Entries with chart source code:
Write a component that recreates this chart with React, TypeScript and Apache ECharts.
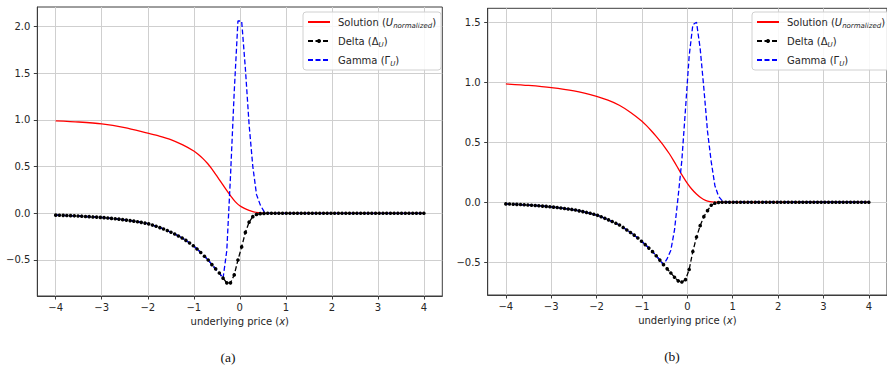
import React, { useEffect, useRef } from "react";
import * as echarts from "echarts";

// sample positions (np.linspace(-4, 4, 100))
const xs = Array.from({ length: 100 }, (_, k) => -4 + (8 * k) / 99);

// ---- panel (a) ----
const deltaA = [
  -0.020, -0.021, -0.022, -0.024, -0.025, -0.027, -0.029, -0.031, -0.034, -0.036,
  -0.039, -0.041, -0.044, -0.047, -0.051, -0.055, -0.059, -0.063, -0.068, -0.073,
  -0.078, -0.084, -0.090, -0.097, -0.105, -0.113, -0.126, -0.139, -0.153, -0.168,
  -0.185, -0.203, -0.222, -0.243, -0.265, -0.290, -0.318, -0.348, -0.382, -0.420,
  -0.460, -0.500, -0.550, -0.595, -0.640, -0.695, -0.745, -0.745, -0.660, -0.500,
  -0.360, -0.205, -0.095, -0.036, -0.012, -0.004, -0.001, 0, 0, 0,
  0, 0, 0, 0, 0, 0, 0, 0, 0, 0,
  0, 0, 0, 0, 0, 0, 0, 0, 0, 0,
  0, 0, 0, 0, 0, 0, 0, 0, 0, 0,
  0, 0, 0, 0, 0, 0, 0, 0, 0, 0,
];
const gammaA = [
  -0.020, -0.021, -0.022, -0.024, -0.025, -0.027, -0.029, -0.031, -0.034, -0.036,
  -0.039, -0.041, -0.044, -0.047, -0.051, -0.055, -0.059, -0.063, -0.068, -0.073,
  -0.078, -0.084, -0.090, -0.097, -0.105, -0.113, -0.126, -0.139, -0.153, -0.168,
  -0.185, -0.203, -0.222, -0.243, -0.265, -0.290, -0.318, -0.348, -0.382, -0.420,
  -0.460, -0.500, -0.550, -0.595, -0.640, -0.695, -0.400, 0.400, 1.300, 2.060,
  2.060, 1.550, 0.950, 0.500, 0.200, 0.090, 0.020, 0.004, 0, 0,
  0, 0, 0, 0, 0, 0, 0, 0, 0, 0,
  0, 0, 0, 0, 0, 0, 0, 0, 0, 0,
  0, 0, 0, 0, 0, 0, 0, 0, 0, 0,
  0, 0, 0, 0, 0, 0, 0, 0, 0, 0,
];
const solAx = [-4, -3.5, -3, -2.5, -2, -1.75, -1.5, -1.25, -1, -0.9, -0.8, -0.7, -0.6, -0.5, -0.4, -0.3, -0.2, -0.1, 0, 0.1, 0.2, 0.3, 0.4, 0.5, 0.6, 1, 2, 3, 4];
const solAy = [0.990, 0.978, 0.958, 0.917, 0.858, 0.828, 0.790, 0.735, 0.668, 0.630, 0.586, 0.533, 0.470, 0.400, 0.328, 0.255, 0.186, 0.125, 0.080, 0.052, 0.031, 0.016, 0.007, 0.002, 0, 0, 0, 0, 0];

// ---- panel (b) ----
const deltaB = [
  -0.014, -0.015, -0.017, -0.018, -0.019, -0.021, -0.023, -0.025, -0.027, -0.029,
  -0.032, -0.035, -0.038, -0.041, -0.044, -0.048, -0.052, -0.056, -0.060, -0.065,
  -0.072, -0.078, -0.085, -0.092, -0.100, -0.109, -0.121, -0.134, -0.147, -0.161,
  -0.175, -0.190, -0.210, -0.231, -0.252, -0.274, -0.298, -0.325, -0.353, -0.382,
  -0.412, -0.446, -0.482, -0.520, -0.555, -0.590, -0.625, -0.655, -0.665, -0.645,
  -0.560, -0.410, -0.290, -0.195, -0.120, -0.070, -0.025, -0.008, -0.002, 0,
  0, 0, 0, 0, 0, 0, 0, 0, 0, 0,
  0, 0, 0, 0, 0, 0, 0, 0, 0, 0,
  0, 0, 0, 0, 0, 0, 0, 0, 0, 0,
  0, 0, 0, 0, 0, 0, 0, 0, 0, 0,
];
const gammaB = [
  -0.014, -0.015, -0.017, -0.018, -0.019, -0.021, -0.023, -0.025, -0.027, -0.029,
  -0.032, -0.035, -0.038, -0.041, -0.044, -0.048, -0.052, -0.056, -0.060, -0.065,
  -0.072, -0.078, -0.085, -0.092, -0.100, -0.109, -0.121, -0.134, -0.147, -0.161,
  -0.175, -0.190, -0.210, -0.231, -0.252, -0.274, -0.298, -0.325, -0.353, -0.382,
  -0.412, -0.446, -0.482, -0.520, -0.470, -0.400, -0.230, 0.050, 0.350, 0.780,
  1.220, 1.480, 1.500, 1.280, 0.950, 0.590, 0.340, 0.140, 0.050, 0.012,
  0.003, 0, 0, 0, 0, 0, 0, 0, 0, 0,
  0, 0, 0, 0, 0, 0, 0, 0, 0, 0,
  0, 0, 0, 0, 0, 0, 0, 0, 0, 0,
  0, 0, 0, 0, 0, 0, 0, 0, 0, 0,
];
const solBx = [-4, -3.5, -3, -2.5, -2, -1.75, -1.5, -1.25, -1, -0.9, -0.8, -0.7, -0.6, -0.5, -0.4, -0.3, -0.2, -0.1, 0, 0.1, 0.2, 0.3, 0.4, 0.5, 0.6, 0.7, 1, 2, 3, 4];
const solBy = [0.986, 0.973, 0.955, 0.927, 0.882, 0.850, 0.808, 0.748, 0.675, 0.638, 0.598, 0.555, 0.509, 0.460, 0.406, 0.345, 0.280, 0.216, 0.158, 0.108, 0.068, 0.037, 0.016, 0.005, 0.001, 0, 0, 0, 0, 0];

const xTicks = [-4, -3, -2, -1, 0, 1, 2, 3, 4];
const yTicksA = [-0.5, 0, 0.5, 1, 1.5, 2];
const yTicksB = [-0.5, 0, 0.5, 1, 1.5];
const captions = ["(a)", "(b)"];

const FONT = "DejaVu Sans";
const TXT = "#262626";
const FRAME = "#3c3c3c";
const GRIDC = "#cfcfcf";

const fmtNum = (d: number) => (v: number) => (v < 0 ? "\u2212" : "") + Math.abs(v).toFixed(d);

function xAxisFor(gridIndex: number) {
  return {
    type: "value",
    gridIndex,
    min: -4.4,
    max: 4.4,
    name: "underlying price ({i|x})",
    nameLocation: "middle",
    nameGap: 20,
    nameTextStyle: {
      fontFamily: FONT,
      fontSize: 10,
      color: TXT,
      rich: { i: { fontFamily: FONT, fontSize: 10, fontStyle: "italic", color: TXT } },
    },
    axisLine: { show: true, onZero: false, lineStyle: { color: FRAME, width: 1 } },
    axisTick: { show: true, inside: false, length: 3.5, customValues: xTicks, lineStyle: { color: FRAME } },
    axisLabel: { customValues: xTicks, formatter: fmtNum(0), fontFamily: FONT, fontSize: 10, color: TXT, margin: 6 },
    splitLine: { show: true, lineStyle: { color: GRIDC, width: 1 } },
  };
}

function yAxisFor(gridIndex: number, min: number, max: number, ticks: number[]) {
  return {
    type: "value",
    gridIndex,
    min,
    max,
    axisLine: { show: true, onZero: false, lineStyle: { color: FRAME, width: 1 } },
    axisTick: { show: true, inside: false, length: 3.5, customValues: ticks, lineStyle: { color: FRAME } },
    axisLabel: { customValues: ticks, formatter: fmtNum(1), fontFamily: FONT, fontSize: 10, color: TXT, margin: 7 },
    splitLine: { show: true, lineStyle: { color: GRIDC, width: 1 } },
  };
}

function seriesFor(idx: number, solX: number[], solY: number[], delta: number[], gamma: number[]) {
  const dash = [5, 2.5];
  return [
    {
      name: "Solution",
      type: "line",
      xAxisIndex: idx,
      yAxisIndex: idx,
      data: solX.map((x, i) => [x, solY[i]]),
      symbol: "none",
      showSymbol: false,
      smooth: 0.25,
      lineStyle: { color: "#ff0000", width: 1.3 },
      itemStyle: { color: "#ff0000" },
    },
    {
      name: "Delta",
      type: "line",
      xAxisIndex: idx,
      yAxisIndex: idx,
      data: xs.map((x, i) => [x, delta[i]]),
      symbol: "circle",
      symbolSize: 3.6,
      showSymbol: true,
      lineStyle: { color: "#000000", width: 1.3, type: dash },
      itemStyle: { color: "#000000", borderWidth: 0 },
    },
    {
      name: "Gamma",
      type: "line",
      xAxisIndex: idx,
      yAxisIndex: idx,
      data: xs.map((x, i) => [x, gamma[i]]),
      symbol: "none",
      showSymbol: false,
      lineStyle: { color: "#0000ff", width: 1.3, type: dash },
      itemStyle: { color: "#0000ff" },
    },
  ];
}

const hiddenSymbol = { color: "rgba(0,0,0,0)", borderWidth: 0, opacity: 0 };

function legendFor(left: number) {
  return {
    left,
    top: 12,
    orient: "vertical",
    data: [
      { name: "Solution", itemStyle: hiddenSymbol },
      { name: "Delta" },
      { name: "Gamma", itemStyle: hiddenSymbol },
    ],
    selectedMode: false,
    itemWidth: 22,
    itemHeight: 5,
    itemGap: 5,
    padding: [3, 5, 3, 4],
    backgroundColor: "rgba(255,255,255,0.85)",
    borderColor: "#d0d0d0",
    borderWidth: 1,
    borderRadius: 3,
    formatter: (name: string) =>
      name === "Solution"
        ? "Solution ({u|U}{s|normalized})"
        : name === "Delta"
        ? "Delta (\u0394{s|U})"
        : "Gamma (\u0393{s|U})",
    textStyle: {
      fontFamily: FONT,
      fontSize: 10,
      lineHeight: 14,
      color: TXT,
      padding: [0, 0, 0, 3],
      rich: {
        u: { fontFamily: FONT, fontSize: 10, fontStyle: "italic", lineHeight: 14, color: TXT },
        s: { fontFamily: FONT, fontSize: 7, fontStyle: "italic", verticalAlign: "bottom", lineHeight: 8, color: TXT },
      },
    },
  };
}

export default function App() {
  const ref = useRef<HTMLDivElement>(null);
  useEffect(() => {
    if (!ref.current) return;
    const chart = echarts.init(ref.current, undefined, { renderer: "svg" });
    chart.setOption({
      animation: false,
      backgroundColor: "#ffffff",
      grid: [
        { left: 37.3, top: 7, width: 405, height: 289, show: true, borderColor: FRAME, borderWidth: 1, backgroundColor: "transparent" },
        { left: 487.7, top: 8.3, width: 402.6, height: 286.7, show: true, borderColor: FRAME, borderWidth: 1, backgroundColor: "transparent" },
      ],
      xAxis: [xAxisFor(0), xAxisFor(1)],
      yAxis: [yAxisFor(0, -0.886, 2.21, yTicksA), yAxisFor(1, -0.773, 1.616, yTicksB)],
      legend: [legendFor(303), legendFor(752)],
      series: [
        ...seriesFor(0, solAx, solAy, deltaA, gammaA),
        ...seriesFor(1, solBx, solBy, deltaB, gammaB),
      ],
      graphic: [
        { type: "text", x: 228, y: 357, style: { text: captions[0], align: "center", verticalAlign: "middle", font: '13.5px "Liberation Serif"', fill: "#111" } },
        { type: "text", x: 672, y: 356, style: { text: captions[1], align: "center", verticalAlign: "middle", font: '13.5px "Liberation Serif"', fill: "#111" } },
      ],
    } as any);
    return () => chart.dispose();
  }, []);
  return <div ref={ref} style={{ position: "absolute", left: 0, top: 0, width: 887, height: 368 }} />;
}
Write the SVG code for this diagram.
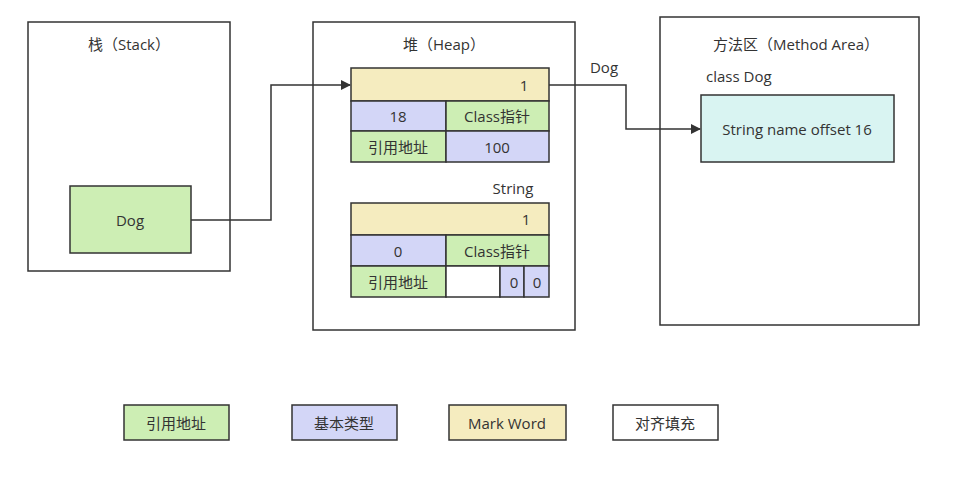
<svg xmlns="http://www.w3.org/2000/svg" width="970" height="477" viewBox="0 0 970 477">
<style>
text{font-family:"Open Sans","Noto Sans CJK SC",sans-serif;font-size:15px;fill:#333;}
.c{text-anchor:middle;dominant-baseline:central}
.f{stroke:#333;stroke-width:1.5}
.g{fill:#cdeeb4}.b{fill:#d3d6f7}.y{fill:#f5ecbf}.w{fill:#fff}.t{fill:#d9f4f2}
</style>
<defs><marker id="a" markerWidth="10" markerHeight="10" refX="9" refY="5" orient="auto" markerUnits="userSpaceOnUse"><path d="M0,0L10,5L0,10z" fill="#333"/></marker></defs>
<g id="stack"><rect x="28" y="22" width="202" height="249" class="f w"/><text x="129" y="44" class="c">栈（Stack）</text></g>
<g id="heap"><rect x="313" y="22" width="262" height="308" class="f w"/><text x="444" y="44" class="c">堆（Heap）</text></g>
<g id="method"><rect x="660" y="17" width="259" height="308" class="f w"/><text x="796" y="44" class="c">方法区（Method Area）</text><text x="706" y="76" dominant-baseline="central">class Dog</text></g>
<g id="dog"><rect x="70" y="186" width="121" height="67" class="f g"/><text x="130" y="220" class="c">Dog</text></g>
<g id="obj1">
<rect x="351" y="68" width="198" height="33" class="f y"/><text x="524" y="85" class="c">1</text>
<rect x="351" y="101" width="95" height="30" class="f b"/><text x="398" y="116" class="c">18</text>
<rect x="446" y="101" width="103" height="30" class="f g"/><text x="497" y="116" class="c">Class指针</text>
<rect x="351" y="131" width="95" height="31" class="f g"/><text x="398" y="147" class="c">引用地址</text>
<rect x="446" y="131" width="103" height="31" class="f b"/><text x="497" y="147" class="c">100</text>
</g>
<g id="obj2">
<text x="513" y="188" class="c">String</text>
<rect x="351" y="203" width="198" height="32" class="f y"/><text x="526" y="219" class="c">1</text>
<rect x="351" y="235" width="95" height="31" class="f b"/><text x="398" y="251" class="c">0</text>
<rect x="446" y="235" width="103" height="31" class="f g"/><text x="497" y="251" class="c">Class指针</text>
<rect x="351" y="266" width="95" height="31" class="f g"/><text x="398" y="282" class="c">引用地址</text>
<rect x="446" y="266" width="54" height="31" class="f w"/>
<rect x="500" y="266" width="24" height="31" class="f b"/><text x="514" y="282" class="c">0</text>
<rect x="524" y="266" width="25" height="31" class="f b"/><text x="537" y="282" class="c">0</text>
</g>
<g id="klass"><rect x="701" y="95" width="193" height="67" class="f t"/><text x="797" y="129" class="c">String name offset 16</text></g>
<g id="legend">
<rect x="124" y="405" width="105" height="35" class="f g"/><text x="176" y="423" class="c">引用地址</text>
<rect x="292" y="405" width="105" height="35" class="f b"/><text x="344" y="423" class="c">基本类型</text>
<rect x="449" y="405" width="117" height="35" class="f y"/><text x="507" y="423" class="c">Mark Word</text>
<rect x="613" y="405" width="105" height="35" class="f w"/><text x="665" y="423" class="c">对齐填充</text>
</g>
<g id="connectors" fill="none" stroke="#333" stroke-width="1.5">
<path d="M191,220H271V85H350" marker-end="url(#a)"/>
<path d="M549,85H626V129H700" marker-end="url(#a)"/>
<text x="604" y="67" class="c" stroke="none">Dog</text>
</g>
</svg>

### EXERCISE OBJECTIVE
Omitting all pictures, restate exactly the lines of the material from its start through the line that contains "-4 + (8 * k) / 99);".

### REPLY TO THE EXERCISE
Write a component that recreates this chart with React, TypeScript and Apache ECharts.
import React, { useEffect, useRef } from "react";
import * as echarts from "echarts";

// sample positions (np.linspace(-4, 4, 100))
const xs = Array.from({ length: 100 }, (_, k) => -4 + (8 * k) / 99);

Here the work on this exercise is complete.